Я почувствовала, как у меня между ног становится тепло, мокро и липко… До меня долетали голоса, но я уже не понимала, чьи они, о чем говорят люди.
А потом стало совсем тихо, только какие-то приведения в белом… Я с ужасом поняла, что попала в ад и буду расплачиваться за свои грехи. Я чувствовала учащенное сердцебиение, стоял гул в ушах.
Открыв глаза, я поняла, что лежу на больничной кровати.
— Я жива? — тихо спросила я и облизала пересохшие губы.
— Жива, — сказала медсестра и смочила мои губы влажным тампоном.

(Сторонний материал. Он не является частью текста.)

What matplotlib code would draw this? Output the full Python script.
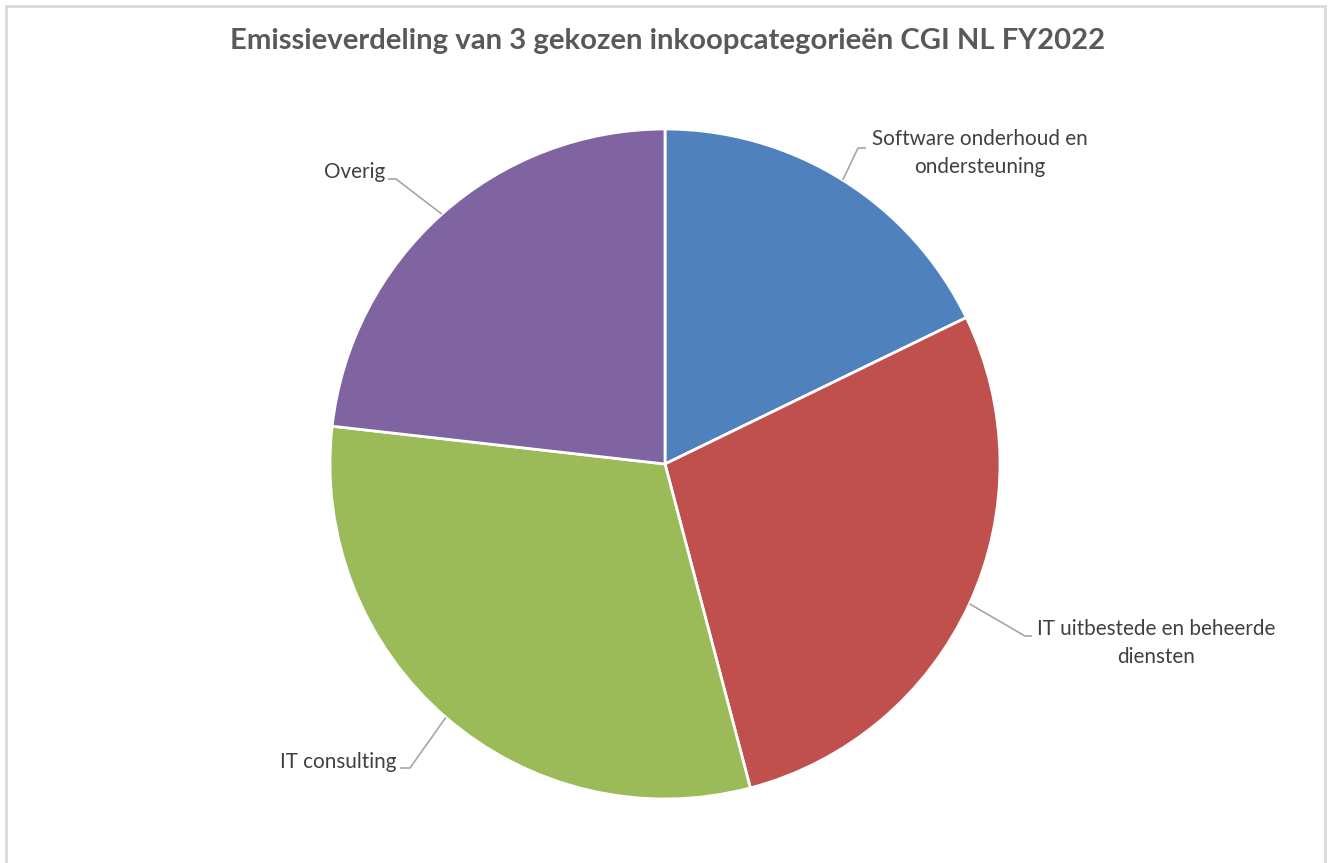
import numpy as np
import matplotlib.pyplot as plt
from matplotlib.patches import Rectangle

# Share of emissions per purchase category
categories = ['Software onderhoud en\nondersteuning',
              'IT uitbestede en beheerde\ndiensten',
              'IT consulting',
              'Overig']
shares = [17.8, 28.1, 30.9, 23.2]
colors = ['#4F81BD', '#C0504D', '#9BBB59', '#8064A2']
title = 'Emissieverdeling van 3 gekozen inkoopcategorieën CGI NL FY2022'

W, H = 1328, 863
fig = plt.figure(figsize=(W / 100, H / 100), dpi=100)
ax = fig.add_axes([0, 0, 1, 1])
ax.set_xlim(0, W)
ax.set_ylim(0, H)
ax.set_aspect('equal')
ax.axis('off')

# light frame like the Excel chart area
ax.add_patch(Rectangle((6, -10), 1319, H - 6 + 10, fill=False,
                       edgecolor='#D9D9D9', linewidth=2))

cx, cy, r = 665, H - 464, 335
wedges, _ = ax.pie(shares, colors=colors, startangle=90, counterclock=False,
                   center=(cx, cy), radius=r, frame=True,
                   wedgeprops=dict(edgecolor='white', linewidth=2))
ax.set_xlim(0, W)
ax.set_ylim(0, H)
ax.axis('off')

# label layout in pixel coordinates (x, y from top): elbow, line end, text pos, alignment
layout = [
    ((858, 148), (866, 148), (980, 153), 'center'),
    ((1025, 636), (1032, 636), (1156, 643), 'center'),
    ((410, 768), (400, 768), (397, 762), 'right'),
    ((396, 179), (388, 179), (385, 172), 'right'),
]

for w, lab, (elb, end, txt, ha) in zip(wedges, categories, layout):
    mid = np.deg2rad((w.theta1 + w.theta2) / 2)
    px, py = cx + r * np.cos(mid), cy + r * np.sin(mid)
    ax.plot([px, elb[0], end[0]], [py, H - elb[1], H - end[1]],
            color='#A6A6A6', linewidth=1.2, solid_capstyle='butt')
    ax.text(txt[0], H - txt[1], lab, ha=ha, va='center', fontsize=14.9,
            family='Lato', color='#404040', linespacing=1.5,
            multialignment='center')

ax.text(668, H - 41, title, ha='center', va='center', fontsize=21.1,
        family='Lato', fontweight='bold', color='#595959')

fig.savefig('out.png', dpi=100, facecolor='white')
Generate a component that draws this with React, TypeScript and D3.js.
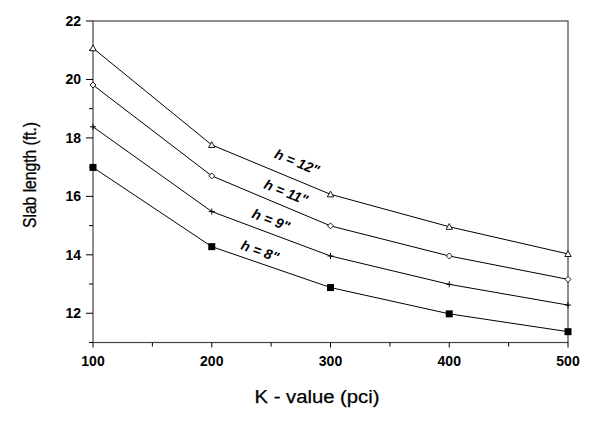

Испуганно положив руки на живот, я попробовала приподняться, но поняла, что у меня просто нет сил.
— А мой ребенок?
— Ребенка больше нет. Вы сами чудом остались живы. У вас был выкидыш. Сохранить ребенка было просто невозможно. В течение нескольких часов врачи боролись за вашу жизнь. Истощение нервной системы, шоковое состояние. На фоне всего этого произошел выкидыш, который вызвал обильное кровотечение. Вы чудом не лишились жизни. Я вас искренне поздравляю. — Молоденькая медсестра улыбнулась.
— С чем? С тем, что погиб мой ребенок?
— С тем, что вы остались живы.
— Неизвестно, стоит поздравлять меня по этому поводу или нет.
— Правда, у вас могут быть последствия… — Медсестра замолчала и отвела глаза.
— Какие?
— Вероятность того, что у вас больше никогда не будет детей достаточна велика.